Game Over: How System Inequities Kill Growth

Not all flaws are seen immediately in engineered systems.  Much like the flaw of wealth inequality, it seems as though the lesson is lost from one age to the next.  The lesson we miss, is that when wealth calcifies, it almost certainly signals the decadence and demise of an empire.  As wealth begins to funnel upward, the systems begin to take on critical mass at the top.  And as any engineer will tell you, the consequences of a top heavy structure with weak support leads to collapse—not stability.

One could theorize that all empires must eventually come to an end—and that the lack of foresight by its leadership is a major indicator in the close of an era.   According to the World Bank Global Goals, wealth inequity is among the top areas of focus in a world socialized and organized by post-colonial theory.   According to Oxfam data, less than 1% of the world holds nearly 50 percent of the wealth.
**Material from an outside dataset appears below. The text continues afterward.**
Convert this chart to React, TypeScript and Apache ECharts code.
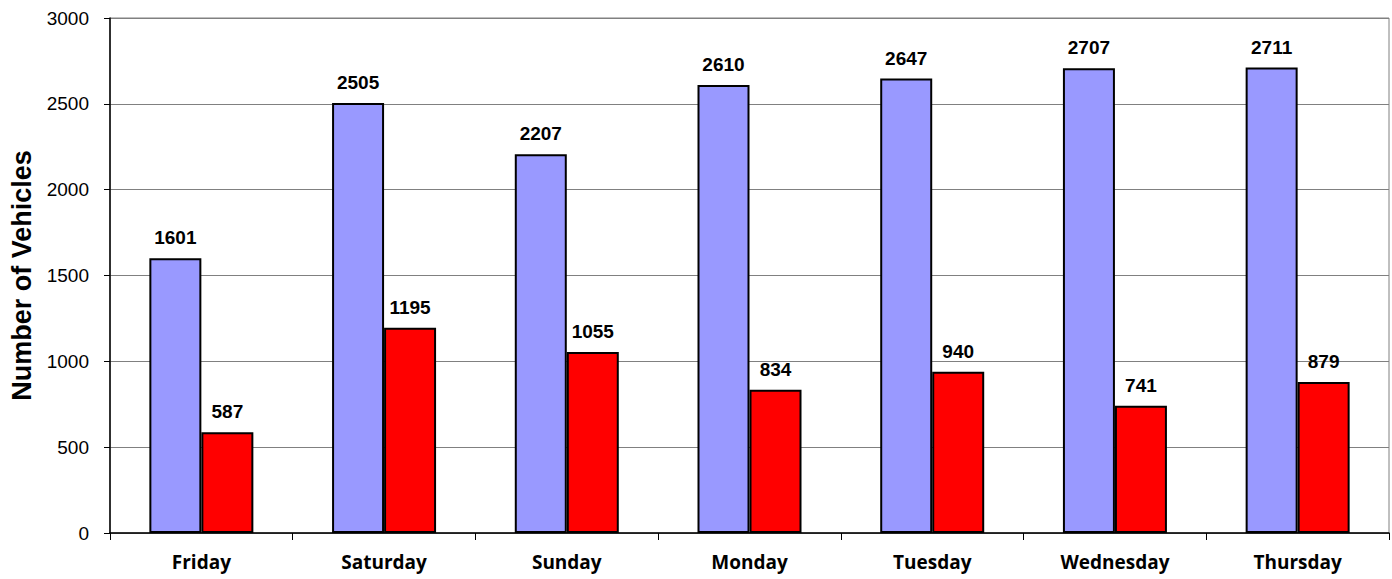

The inherent instability in decadent systems at the close of their reign, one could argue, is unavoidable.  However, it becomes a bit of a travesty when budding nations take on the ideology; causing a failure to launch.  Developing nations are a prime example of new wine in old bottles.  The elite in these economies operate like smaller versions of their Western progenitors.  They suck up funds intended for the larger populace at the expense of development, stability, education and growth.   They send their children to the best schools move abroad and identify more readily with the elite class in their adopted homes than the amassing chaos and poverty back in their home countries.

The error is that, a budding economy needs to circulate wealth as widely as possible.  Without that circulating-wealth, its entrepreneurs, small and medium businesses will not be able to grow or employ the wider populace.  In such economies, no one has enough capital to ably buy from local entrepreneurs at a volume able to grow the business and this makes outside investment the principal, if not only tool entrepreneurs have in such economies to acquire growth. The practice keeps such economies stagnant and unable to acquire the critical mass necessary to take its place on the national stage.  In literal terms, it means game over for both the developing economy and the decadent empire.